::: SOURCE DATA :::
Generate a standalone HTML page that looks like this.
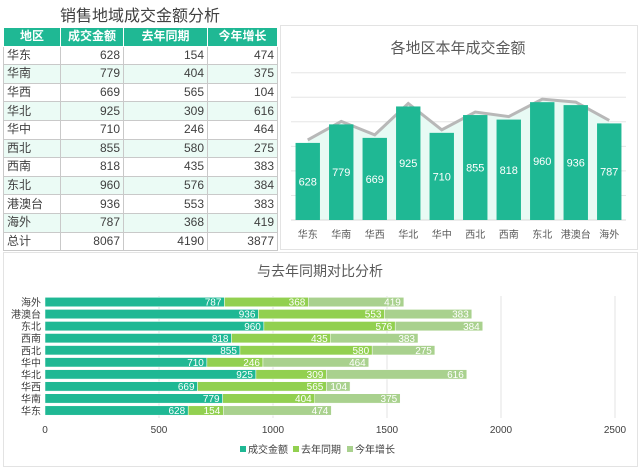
<!DOCTYPE html>
<html><head><meta charset="utf-8"><style>
body{margin:0;width:640px;height:468px;background:#fff;font-family:"Liberation Sans","Noto Sans CJK SC",sans-serif;position:relative;overflow:hidden}
#title{position:absolute;left:3px;width:274px;top:2px;text-align:center;font-size:16px;color:#404040}
table{position:absolute;left:3px;top:27px;border-collapse:collapse;font-size:12px;color:#404040}
td,th{border:1px solid #c9c9c9;height:17.6px;padding:0 3px;line-height:17px}
th{background:#1fb894;color:#fff;font-weight:bold;border-color:#fff}
td.n{text-align:right}
tr.alt td{background:#ebfbf5}
.panel{position:absolute;border:1px solid #e3e3e3;background:#fff}
svg text{font-family:"Liberation Sans","Noto Sans CJK SC",sans-serif}
</style></head><body>
<div id="title">销售地域成交金额分析</div>
<table>
<colgroup><col style="width:57px"><col style="width:63px"><col style="width:84px"><col style="width:70px"></colgroup>
<thead><tr><th>地区</th><th>成交金额</th><th>去年同期</th><th>今年增长</th></tr></thead>
<tbody id="tb"></tbody></table>
<div class="panel" style="left:280px;top:25px;width:356px;height:223px"></div>
<div class="panel" style="left:3px;top:252px;width:633px;height:213px"></div>
<svg id="s" width="640" height="468" style="position:absolute;left:0;top:0"></svg>
<script>
const cats=["华东","华南","华西","华北","华中","西北","西南","东北","港澳台","海外"];
const amount=[628,779,669,925,710,855,818,960,936,787];
const lastYear=[154,404,565,309,246,580,435,576,553,368];
const growth=[474,375,104,616,464,275,383,384,383,419];
const xTicks=[0,500,1000,1500,2000,2500];
const tb=document.getElementById('tb');
cats.forEach((c,i)=>{const tr=document.createElement('tr');if(i%2)tr.className='alt';


tr.innerHTML=`<td>${c}</td><td class="n">${amount[i]}</td><td class="n">${lastYear[i]}</td><td class="n">${growth[i]}</td>`;tb.appendChild(tr);});
const sum=a=>a.reduce((x,y)=>x+y,0);
const tr=document.createElement('tr');tr.innerHTML=`<td>总计</td><td class="n">${sum(amount)}</td><td class="n">${sum(lastYear)}</td><td class="n">${sum(growth)}</td>`;


tb.appendChild(tr);
const s=document.getElementById('s');const NS='http://www.w3.org/2000/svg';
function el(t,a,txt){const e=document.createElementNS(NS,t);for(const k in a)e.setAttribute(k,a[k]);if(txt!=null)e.textContent=txt;s.appendChild(e);return e;}
// chart 1
const x0=291,x1=626,yb=220,sc=147.3/1200,cw=(x1-x0)/10;
const Y=v=>yb-v*sc,X=i=>x0+cw*(i+0.5);
let t=el('text',{x:458,y:53,'text-anchor':'middle','font-size':15,fill:'#595959'},'各地区本年成交金额');


for(let v=200;v<=1200;v+=200){const g=el('line',{x1:x0,x2:x1,y1:Y(v),y2:Y(v),stroke:'#e6e6e6'});

}
let pts=amount.map((v,i)=>`${X(i)},${Y(v)-3}`).join(' ');
let area=el('polygon',{points:`${X(0)},${yb} ${pts} ${X(9)},${yb}`,fill:'#e8faf4'});


let ln=el('polyline',{points:pts,fill:'none',stroke:'#b8b8b8','stroke-width':3});


el('line',{x1:x0,x2:x1,y1:yb,y2:yb,stroke:'#d9d9d9'});
amount.forEach((v,i)=>{const b=el('rect',{x:X(i)-12.2,y:Y(v),width:24.4,height:v*sc,fill:'#1fb894'});


el('text',{x:X(i),y:Y(v/2)+4,'text-anchor':'middle','font-size':11,fill:'#fff'},v);
const l=el('text',{x:X(i),y:238,'text-anchor':'middle','font-size':10,fill:'#595959'},cats[i]);

});
// chart 2
const bx0=45,bsc=(615-45)/2500,BX=v=>bx0+v*bsc,rowY=i=>410.5-i*12.05;
t=el('text',{x:320,y:276,'text-anchor':'middle','font-size':14,fill:'#595959'},'与去年同期对比分析');


xTicks.forEach(v=>{if(v>0)el('line',{x1:BX(v),x2:BX(v),y1:296,y2:418,stroke:'#e3e3e3'});
const l=el('text',{x:BX(v),y:433,'text-anchor':'middle','font-size':10,fill:'#404040'},v);

});
const series=[[amount,'#1fb894'],[lastYear,'#92d050'],[growth,'#a9d18e']];
cats.forEach((c,i)=>{let acc=0;const y=rowY(i);
const l=el('text',{x:41,y:y+4,'text-anchor':'end','font-size':10,fill:'#404040'},c);


series.forEach(([d,col],k)=>{const r=el('rect',{x:BX(acc),y:y-4.7,width:d[i]*bsc,height:9.4,fill:col,stroke:'#fff','stroke-width':0.5});


acc+=d[i];el('text',{x:BX(acc)-3,y:y+3.6,'text-anchor':'end','font-size':10,fill:'#fff'},d[i]);});});
[['成交金额','#1fb894',240],['去年同期','#92d050',293],['今年增长','#a9d18e',347]].forEach(([n,c,x])=>{
const r=el('rect',{x:x,y:446,width:6,height:6,fill:c});


const l=el('text',{x:x+8,y:453,'font-size':10,fill:'#404040'},n);

});
</script>
</body></html>
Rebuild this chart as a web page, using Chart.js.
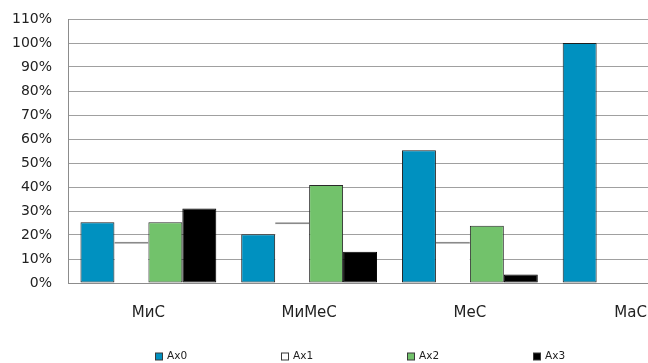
<!DOCTYPE html>
<html>
<head>
<meta charset="utf-8">
<script src="https://cdn.jsdelivr.net/npm/chart.js@4/dist/chart.umd.min.js"></script>
<style>
  html, body { margin: 0; padding: 0; background: #fff; overflow: hidden; }
  #wrap { width: 720px; height: 363px; }
</style>
</head>
<body>
<div id="wrap"><canvas id="chart" width="720" height="363"></canvas></div>
<script>
// Categories along the x axis
const categories = ['МиС', 'МиМеС', 'МеС', 'МаС'];

// Series values, in percent
const ax0 = [25.3, 20.3, 55.3, 100];
const ax1 = [17.2, 25.3, 17.2, 0];
const ax2 = [25.3, 40.8, 23.9, 0];
const ax3 = [31.0, 13.0, 3.5, 0];

const seriesNames = ['Ax0', 'Ax1', 'Ax2', 'Ax3'];

// Y axis ticks
const yMax = 110;
const yStep = 10;

const FONT = 'DejaVu Sans';

// Legend drawn as a row of small squares along the bottom edge
const bottomLegend = {
  id: 'bottomLegend',
  afterDraw(chart) {
    const ctx = chart.ctx;
    const sets = chart.data.datasets;
    const spacing = 126, box = 7, gap = 3;
    ctx.save();
    ctx.font = '10.5px "' + FONT + '"';
    ctx.textBaseline = 'middle';
    const lastW = box + gap + 2 + ctx.measureText(sets[sets.length - 1].label).width;
    const total = spacing * (sets.length - 1) + lastW;
    let x = Math.round(chart.width / 2 - total / 2);
    const y = 356;
    sets.forEach(ds => {
      ctx.fillStyle = ds.backgroundColor;
      ctx.fillRect(x + 0.5, y - box / 2 + 0.5, box, box);
      ctx.strokeStyle = '#3a3a3a';
      ctx.lineWidth = 1;
      ctx.strokeRect(x + 0.5, y - box / 2 + 0.5, box, box);
      ctx.fillStyle = '#222';
      ctx.fillText(ds.label, x + box + gap + 2, y + 0.5);
      x += spacing;
    });
    ctx.restore();
  }
};

const colors = ['#0091C0', '#FFFFFF', '#72C26B', '#000000'];
const borders = ['#1e1e1e', '#8a8a8a', '#2a2a2a', '#000000'];
const widths = [1, { top: 2, left: 0, right: 0, bottom: 0 }, 1, 1];

new Chart(document.getElementById('chart'), {
  type: 'bar',
  data: {
    labels: categories,
    datasets: [ax0, ax1, ax2, ax3].map((d, i) => ({
      label: seriesNames[i],
      data: d,
      backgroundColor: colors[i],
      borderColor: borders[i],
      borderWidth: widths[i],
      borderSkipped: false,
      categoryPercentage: 0.845,
      barPercentage: 1.0
    }))
  },
  options: {
    responsive: false,
    animation: false,
    devicePixelRatio: 1,
    layout: { padding: { top: 19, right: 9, left: 0, bottom: 0 } },
    plugins: {
      legend: { display: false },
      tooltip: { enabled: false }
    },
    scales: {
      x: {
        grid: { display: false, drawTicks: false },
        border: { color: '#8c8c8c', width: 1 },
        ticks: {
          padding: 21,
          color: '#222',
          font: { family: FONT, size: 15 }
        },
        afterFit(scale) { scale.height = 80; }
      },
      y: {
        min: 0,
        max: yMax,
        grid: { color: '#a0a0a0', drawTicks: false, lineWidth: 1 },
        border: { color: '#8c8c8c', width: 1 },
        ticks: {
          stepSize: yStep,
          padding: 16,
          color: '#222',
          font: { family: FONT, size: 14 },
          callback: v => v + '%'
        },
        afterFit(scale) {
          scale.width = 68;
          // the label gap is horizontal only; keep it out of the vertical margins
          scale.paddingTop = 0;
          scale.paddingBottom = 0;
        }
      }
    }
  },
  plugins: [bottomLegend]
});
</script>
</body>
</html>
:::
REQUIREMENTS:
Begin with the line where "Rebuild this chart" appears and end with the line where "const categories = ['МиС', 'МиМеС', 'МеС', 'МаС'];" appears. Copy only that stretch, exactly, with no pictures.

FULL RESPONSE:
Rebuild this chart as a web page, using Chart.js.
<!DOCTYPE html>
<html>
<head>
<meta charset="utf-8">
<script src="https://cdn.jsdelivr.net/npm/chart.js@4/dist/chart.umd.min.js"></script>
<style>
  html, body { margin: 0; padding: 0; background: #fff; overflow: hidden; }
  #wrap { width: 720px; height: 363px; }
</style>
</head>
<body>
<div id="wrap"><canvas id="chart" width="720" height="363"></canvas></div>
<script>
// Categories along the x axis
const categories = ['МиС', 'МиМеС', 'МеС', 'МаС'];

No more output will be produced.